Ahern proposes Autumn referendum on blasphemy
Atheist Ireland welcomes the statement from Dermot Ahern, the Irish Justice Minister, that he is proposing a referendum this Autumn to remove the offence of blasphemy from the Irish Constitution, along with two other referendums that the government is already committed to.
The Minister has told the Sunday Times that “I was only doing my duty” in bringing in the new blasphemy law, and that “there was an incredibly sophisticated campaign [against me], mainly on the internet.”
Atheist Ireland thanks everyone who has helped to make the campaign against this new law as effective as it has been to date. It is now important we maintain the pressure on this issue to ensure that the referendum happens as proposed and, more importantly, that it is won.
We reiterate our position that this law is both silly and dangerous: silly because it is introducing medieval canon law offence into a modern plularist republic; and dangerous because it incentives religious outrage and because its wording has already been adopted by Islamic States as part of their campaign to make blasphemy a crime internationally.

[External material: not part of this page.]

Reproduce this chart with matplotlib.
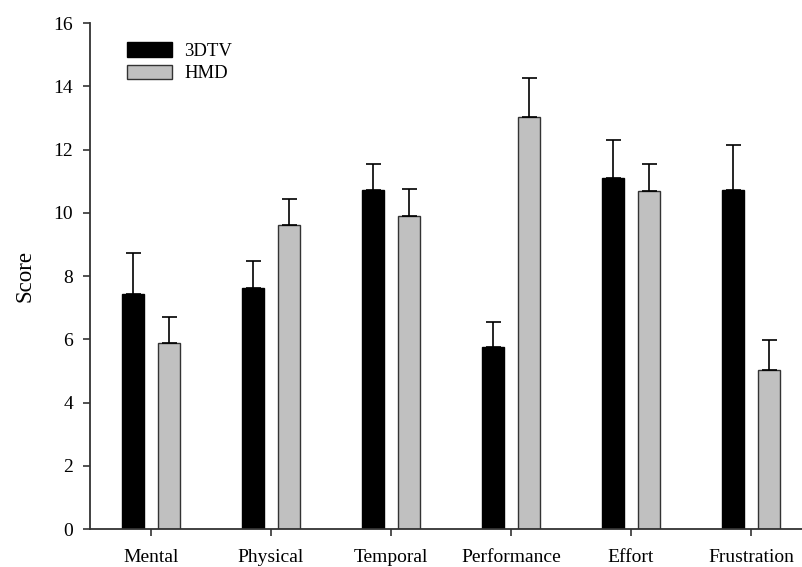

The following is the text of the article in today’s Sunday Times:
Ahern proposes a referendum on scrapping blasphemy law
Dermot Ahern, the justice minister, is proposing that a vote to remove the criminal offence of blasphemy be held as part of a planned series of referendums this autumn, writes Stephen O’Brien.
Ahern, who was criticised for increasing the fine for blasphemy to €25,000 last year, said he never regarded the provision in the new Defamation Bill as anything more than a short-term solution.
“There was a lot of nonsense about that blasphemy issue and people making me out to be a complete right-winger at the time,” he said. “There was an incredibly sophisticated campaign [against me], mainly on the internet. I was only doing my duty in relation to it, because clearly it is in the constitution. The attorney general said ‘there is this absolute, mandatory thing… it is an offence, punishable by law.”
A final decision on a blasphemy referendum rests with the cabinet, but if Ahern remains justice minister after this month’s reshuffle, he is likely to propose that it be added to the autumn list. The government is already committed to referendums on children’s rights and establishing a permanent court of civil appeal.
The plebiscites are expected to take place in October, on the same day as the a vote for a new directly elected mayor of Dublin, and three Dail by-elections in Donegal South-West, Dublin South and Waterford.
“I said [last year] that I didn’t want a wasteful standalone referendum on blasphemy in the middle of an economic crisis,” said Ahern. “My preference was to reform [the blasphemy provision] in the short term and to have a referendum in the medium term when it could be bundled with a number of others.”
A defamation bill was already in preparation when Ahern became justice minister in May 2008.
Ahern then said he had three options: to abandon the bill; to hold a single-issue referendum to remove the constitutional reference to blasphemy; or to update the references in the 1961 Defamation Act.
Opting for reform, he said he had removed the seven-year jail sentence from the old legislation.